▶ GOAL OF THE EXERCISE: Leave out all pictures and return, exactly as written, the lines from the line containing "Rebuild this chart as a Python" to the line containing "ax.bar(x, energy, width=0.4, color=bar_colors, zorder=3)", both ends kept.
[Begin TASK DATA]
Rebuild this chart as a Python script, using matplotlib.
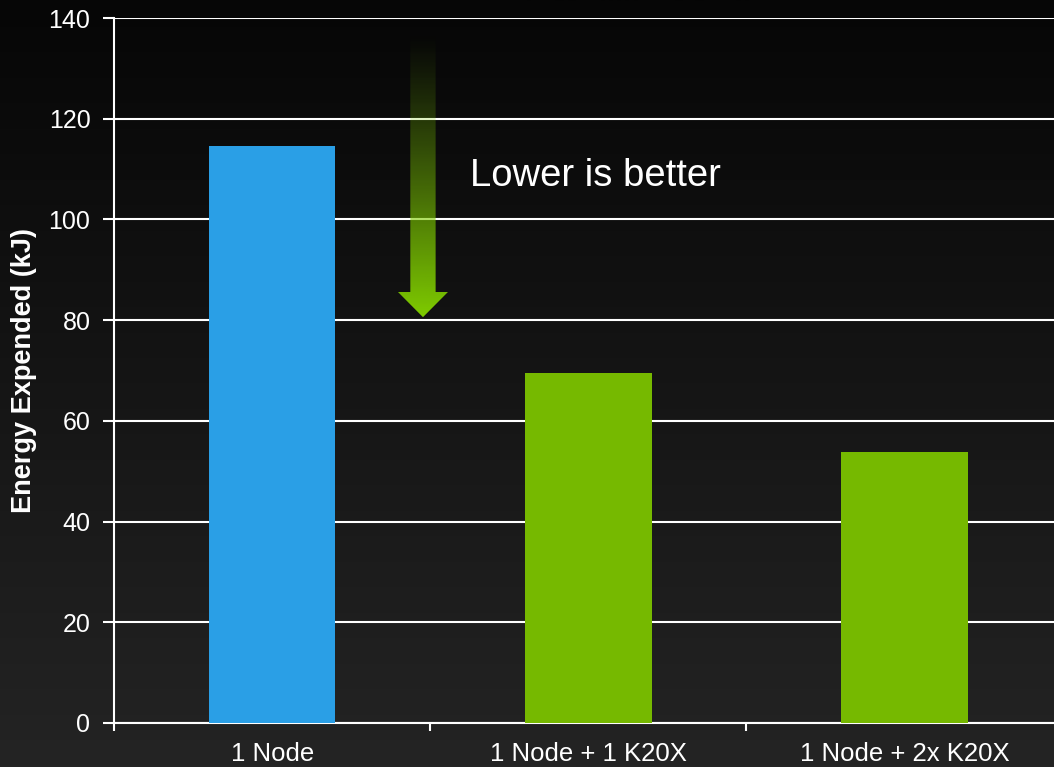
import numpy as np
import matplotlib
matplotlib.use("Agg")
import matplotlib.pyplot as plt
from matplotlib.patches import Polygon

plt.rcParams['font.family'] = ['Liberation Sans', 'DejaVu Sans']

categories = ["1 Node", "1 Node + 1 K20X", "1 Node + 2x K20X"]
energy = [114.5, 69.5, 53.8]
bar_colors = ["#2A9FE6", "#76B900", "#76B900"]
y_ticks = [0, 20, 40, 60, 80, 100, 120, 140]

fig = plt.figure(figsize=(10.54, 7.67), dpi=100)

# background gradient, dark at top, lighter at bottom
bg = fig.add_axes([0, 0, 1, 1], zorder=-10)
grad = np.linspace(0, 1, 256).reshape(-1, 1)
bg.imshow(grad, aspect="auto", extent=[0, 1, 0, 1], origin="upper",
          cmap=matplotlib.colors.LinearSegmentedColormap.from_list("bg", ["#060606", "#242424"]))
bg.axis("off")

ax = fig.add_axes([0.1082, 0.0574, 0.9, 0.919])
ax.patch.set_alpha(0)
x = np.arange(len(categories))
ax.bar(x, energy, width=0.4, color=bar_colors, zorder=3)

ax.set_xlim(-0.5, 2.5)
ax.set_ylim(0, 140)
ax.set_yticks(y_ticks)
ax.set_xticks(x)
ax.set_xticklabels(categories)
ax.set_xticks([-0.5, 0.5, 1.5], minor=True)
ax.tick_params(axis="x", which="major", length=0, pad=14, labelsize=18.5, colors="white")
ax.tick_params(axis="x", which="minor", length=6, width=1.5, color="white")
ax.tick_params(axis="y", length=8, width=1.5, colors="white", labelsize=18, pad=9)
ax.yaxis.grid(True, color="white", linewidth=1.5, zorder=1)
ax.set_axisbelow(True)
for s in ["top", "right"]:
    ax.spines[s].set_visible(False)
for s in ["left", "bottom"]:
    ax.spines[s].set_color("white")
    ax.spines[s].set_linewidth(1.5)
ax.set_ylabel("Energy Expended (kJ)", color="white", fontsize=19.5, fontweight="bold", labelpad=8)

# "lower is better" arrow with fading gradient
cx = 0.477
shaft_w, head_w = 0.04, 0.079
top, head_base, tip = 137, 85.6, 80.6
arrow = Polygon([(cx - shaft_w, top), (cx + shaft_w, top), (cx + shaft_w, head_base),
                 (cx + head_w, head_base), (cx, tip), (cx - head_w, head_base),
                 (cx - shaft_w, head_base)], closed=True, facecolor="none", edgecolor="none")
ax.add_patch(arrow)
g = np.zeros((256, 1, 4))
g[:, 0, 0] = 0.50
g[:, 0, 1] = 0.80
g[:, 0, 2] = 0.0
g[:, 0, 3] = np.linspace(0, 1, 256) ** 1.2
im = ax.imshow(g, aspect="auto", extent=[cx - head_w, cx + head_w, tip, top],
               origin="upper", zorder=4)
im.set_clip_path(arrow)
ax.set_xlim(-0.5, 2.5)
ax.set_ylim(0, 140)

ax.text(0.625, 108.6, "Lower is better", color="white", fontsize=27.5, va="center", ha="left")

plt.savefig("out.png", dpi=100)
[End TASK DATA]
[Begin TASK DATA]
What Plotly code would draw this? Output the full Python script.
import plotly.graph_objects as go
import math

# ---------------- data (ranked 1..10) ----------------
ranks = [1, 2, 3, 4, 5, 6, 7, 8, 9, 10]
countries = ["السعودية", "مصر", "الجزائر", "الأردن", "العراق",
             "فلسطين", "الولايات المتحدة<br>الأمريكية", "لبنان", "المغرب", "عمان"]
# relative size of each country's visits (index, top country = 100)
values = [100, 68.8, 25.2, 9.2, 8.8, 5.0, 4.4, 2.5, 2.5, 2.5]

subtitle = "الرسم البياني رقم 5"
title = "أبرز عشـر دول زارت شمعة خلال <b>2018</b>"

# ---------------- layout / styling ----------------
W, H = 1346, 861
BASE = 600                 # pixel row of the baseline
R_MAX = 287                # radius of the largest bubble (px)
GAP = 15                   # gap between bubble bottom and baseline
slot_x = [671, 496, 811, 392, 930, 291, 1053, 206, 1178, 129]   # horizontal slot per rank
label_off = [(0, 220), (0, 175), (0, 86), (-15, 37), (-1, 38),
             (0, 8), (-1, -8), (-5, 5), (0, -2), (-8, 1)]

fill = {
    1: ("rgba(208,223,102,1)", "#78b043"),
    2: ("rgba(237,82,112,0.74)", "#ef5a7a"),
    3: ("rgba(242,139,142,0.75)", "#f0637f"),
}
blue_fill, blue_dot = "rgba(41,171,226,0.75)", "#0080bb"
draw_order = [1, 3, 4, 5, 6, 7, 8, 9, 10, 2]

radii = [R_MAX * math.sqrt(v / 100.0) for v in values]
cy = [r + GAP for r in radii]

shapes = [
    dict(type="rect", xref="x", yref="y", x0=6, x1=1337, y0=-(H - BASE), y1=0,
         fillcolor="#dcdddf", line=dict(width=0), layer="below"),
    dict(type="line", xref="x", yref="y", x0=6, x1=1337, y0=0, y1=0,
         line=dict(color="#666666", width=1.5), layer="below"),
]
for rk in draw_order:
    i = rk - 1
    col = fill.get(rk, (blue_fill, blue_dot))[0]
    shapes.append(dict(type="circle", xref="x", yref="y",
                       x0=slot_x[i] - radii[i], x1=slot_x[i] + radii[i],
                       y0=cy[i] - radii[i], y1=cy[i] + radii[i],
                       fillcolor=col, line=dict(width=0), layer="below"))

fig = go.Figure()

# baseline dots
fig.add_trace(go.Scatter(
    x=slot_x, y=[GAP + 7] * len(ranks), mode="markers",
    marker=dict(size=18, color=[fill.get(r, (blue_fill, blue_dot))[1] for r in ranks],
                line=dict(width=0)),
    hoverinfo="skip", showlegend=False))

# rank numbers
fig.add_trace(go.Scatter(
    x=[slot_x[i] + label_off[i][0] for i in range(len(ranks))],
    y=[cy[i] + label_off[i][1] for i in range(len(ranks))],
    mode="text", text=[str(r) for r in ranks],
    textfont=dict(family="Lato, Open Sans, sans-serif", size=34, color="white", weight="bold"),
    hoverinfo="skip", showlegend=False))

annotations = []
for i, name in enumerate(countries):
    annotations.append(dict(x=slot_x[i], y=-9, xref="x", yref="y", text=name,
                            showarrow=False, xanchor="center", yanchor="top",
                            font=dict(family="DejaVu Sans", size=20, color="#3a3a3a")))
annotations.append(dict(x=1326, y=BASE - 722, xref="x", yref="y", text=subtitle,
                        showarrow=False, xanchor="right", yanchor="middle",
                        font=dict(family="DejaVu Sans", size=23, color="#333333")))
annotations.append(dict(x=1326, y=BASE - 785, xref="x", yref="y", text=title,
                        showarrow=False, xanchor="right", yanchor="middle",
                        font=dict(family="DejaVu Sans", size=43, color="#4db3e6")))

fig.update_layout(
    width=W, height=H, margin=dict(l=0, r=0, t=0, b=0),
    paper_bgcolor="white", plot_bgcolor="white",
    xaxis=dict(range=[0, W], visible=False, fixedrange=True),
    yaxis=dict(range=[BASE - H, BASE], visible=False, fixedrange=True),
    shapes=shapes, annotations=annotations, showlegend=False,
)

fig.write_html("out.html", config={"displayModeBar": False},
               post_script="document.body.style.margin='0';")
[End TASK DATA]
[Begin TASK DATA]
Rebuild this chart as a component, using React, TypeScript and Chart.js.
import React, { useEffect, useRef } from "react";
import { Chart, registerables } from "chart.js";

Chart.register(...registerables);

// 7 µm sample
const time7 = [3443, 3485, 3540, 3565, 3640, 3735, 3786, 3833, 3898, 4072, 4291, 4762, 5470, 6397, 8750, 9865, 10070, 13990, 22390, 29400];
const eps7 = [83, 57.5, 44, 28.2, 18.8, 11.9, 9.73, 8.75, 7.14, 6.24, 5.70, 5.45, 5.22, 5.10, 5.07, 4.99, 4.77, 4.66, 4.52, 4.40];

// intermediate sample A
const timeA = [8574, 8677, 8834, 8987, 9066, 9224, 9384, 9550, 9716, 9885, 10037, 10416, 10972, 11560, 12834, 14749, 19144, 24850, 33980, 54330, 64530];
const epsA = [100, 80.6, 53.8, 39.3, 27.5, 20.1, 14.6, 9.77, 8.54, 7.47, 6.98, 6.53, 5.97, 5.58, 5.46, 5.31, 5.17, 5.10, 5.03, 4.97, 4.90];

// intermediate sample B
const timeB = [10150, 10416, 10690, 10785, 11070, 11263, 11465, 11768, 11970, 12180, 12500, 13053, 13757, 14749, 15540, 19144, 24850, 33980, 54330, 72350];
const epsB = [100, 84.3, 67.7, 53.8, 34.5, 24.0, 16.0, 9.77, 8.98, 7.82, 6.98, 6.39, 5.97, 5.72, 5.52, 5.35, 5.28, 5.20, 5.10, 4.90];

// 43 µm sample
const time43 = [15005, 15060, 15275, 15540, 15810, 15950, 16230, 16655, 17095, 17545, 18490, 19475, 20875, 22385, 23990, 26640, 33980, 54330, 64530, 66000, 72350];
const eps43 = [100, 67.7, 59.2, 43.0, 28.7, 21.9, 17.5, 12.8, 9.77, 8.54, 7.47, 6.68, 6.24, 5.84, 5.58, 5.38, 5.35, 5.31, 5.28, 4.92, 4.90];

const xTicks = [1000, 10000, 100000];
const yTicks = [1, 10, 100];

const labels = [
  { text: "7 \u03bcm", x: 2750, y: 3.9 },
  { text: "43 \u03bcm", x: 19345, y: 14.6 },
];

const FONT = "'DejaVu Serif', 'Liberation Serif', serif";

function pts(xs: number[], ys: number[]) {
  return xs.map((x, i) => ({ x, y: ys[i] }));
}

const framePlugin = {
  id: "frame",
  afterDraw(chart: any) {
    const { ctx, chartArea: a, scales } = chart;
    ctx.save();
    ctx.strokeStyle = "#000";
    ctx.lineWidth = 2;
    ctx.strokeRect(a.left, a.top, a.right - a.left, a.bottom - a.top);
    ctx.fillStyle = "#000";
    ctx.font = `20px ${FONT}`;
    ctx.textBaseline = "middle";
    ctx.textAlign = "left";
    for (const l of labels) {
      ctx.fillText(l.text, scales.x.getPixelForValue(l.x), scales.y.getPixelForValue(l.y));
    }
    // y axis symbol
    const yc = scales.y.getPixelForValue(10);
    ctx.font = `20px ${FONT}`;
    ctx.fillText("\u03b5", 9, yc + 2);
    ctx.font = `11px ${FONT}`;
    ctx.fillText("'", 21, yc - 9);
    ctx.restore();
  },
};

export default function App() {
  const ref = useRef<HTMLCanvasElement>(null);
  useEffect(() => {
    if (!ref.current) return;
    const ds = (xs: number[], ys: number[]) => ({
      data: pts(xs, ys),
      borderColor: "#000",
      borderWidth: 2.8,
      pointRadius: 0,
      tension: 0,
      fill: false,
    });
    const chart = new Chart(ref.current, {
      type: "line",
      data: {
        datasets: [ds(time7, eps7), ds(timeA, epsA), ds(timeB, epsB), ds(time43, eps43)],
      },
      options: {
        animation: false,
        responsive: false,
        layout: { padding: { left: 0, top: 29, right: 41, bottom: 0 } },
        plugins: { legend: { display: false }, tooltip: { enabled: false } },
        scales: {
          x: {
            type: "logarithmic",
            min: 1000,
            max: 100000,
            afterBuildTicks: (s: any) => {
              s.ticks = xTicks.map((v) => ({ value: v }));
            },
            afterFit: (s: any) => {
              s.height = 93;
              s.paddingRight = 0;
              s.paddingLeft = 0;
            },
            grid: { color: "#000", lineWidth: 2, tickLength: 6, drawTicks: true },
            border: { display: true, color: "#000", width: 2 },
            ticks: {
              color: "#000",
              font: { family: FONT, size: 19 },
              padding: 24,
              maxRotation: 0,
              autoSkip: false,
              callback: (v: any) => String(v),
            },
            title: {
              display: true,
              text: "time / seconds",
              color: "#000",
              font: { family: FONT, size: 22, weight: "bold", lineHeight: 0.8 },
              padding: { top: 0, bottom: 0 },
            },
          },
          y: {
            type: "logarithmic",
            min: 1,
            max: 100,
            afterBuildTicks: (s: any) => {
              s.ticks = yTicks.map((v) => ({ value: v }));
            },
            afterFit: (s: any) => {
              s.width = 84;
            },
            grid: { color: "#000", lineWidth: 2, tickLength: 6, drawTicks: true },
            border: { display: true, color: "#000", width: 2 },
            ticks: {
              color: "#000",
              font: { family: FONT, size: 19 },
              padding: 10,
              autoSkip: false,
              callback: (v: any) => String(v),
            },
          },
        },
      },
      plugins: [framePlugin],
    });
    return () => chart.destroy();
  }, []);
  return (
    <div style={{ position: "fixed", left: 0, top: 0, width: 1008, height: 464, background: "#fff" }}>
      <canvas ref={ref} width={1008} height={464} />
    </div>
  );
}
[End TASK DATA]
▶ WRITTEN RESPONSE:
Rebuild this chart as a Python script, using matplotlib.
import numpy as np
import matplotlib
matplotlib.use("Agg")
import matplotlib.pyplot as plt
from matplotlib.patches import Polygon

plt.rcParams['font.family'] = ['Liberation Sans', 'DejaVu Sans']

categories = ["1 Node", "1 Node + 1 K20X", "1 Node + 2x K20X"]
energy = [114.5, 69.5, 53.8]
bar_colors = ["#2A9FE6", "#76B900", "#76B900"]
y_ticks = [0, 20, 40, 60, 80, 100, 120, 140]

fig = plt.figure(figsize=(10.54, 7.67), dpi=100)

# background gradient, dark at top, lighter at bottom
bg = fig.add_axes([0, 0, 1, 1], zorder=-10)
grad = np.linspace(0, 1, 256).reshape(-1, 1)
bg.imshow(grad, aspect="auto", extent=[0, 1, 0, 1], origin="upper",
          cmap=matplotlib.colors.LinearSegmentedColormap.from_list("bg", ["#060606", "#242424"]))
bg.axis("off")

ax = fig.add_axes([0.1082, 0.0574, 0.9, 0.919])
ax.patch.set_alpha(0)
x = np.arange(len(categories))
ax.bar(x, energy, width=0.4, color=bar_colors, zorder=3)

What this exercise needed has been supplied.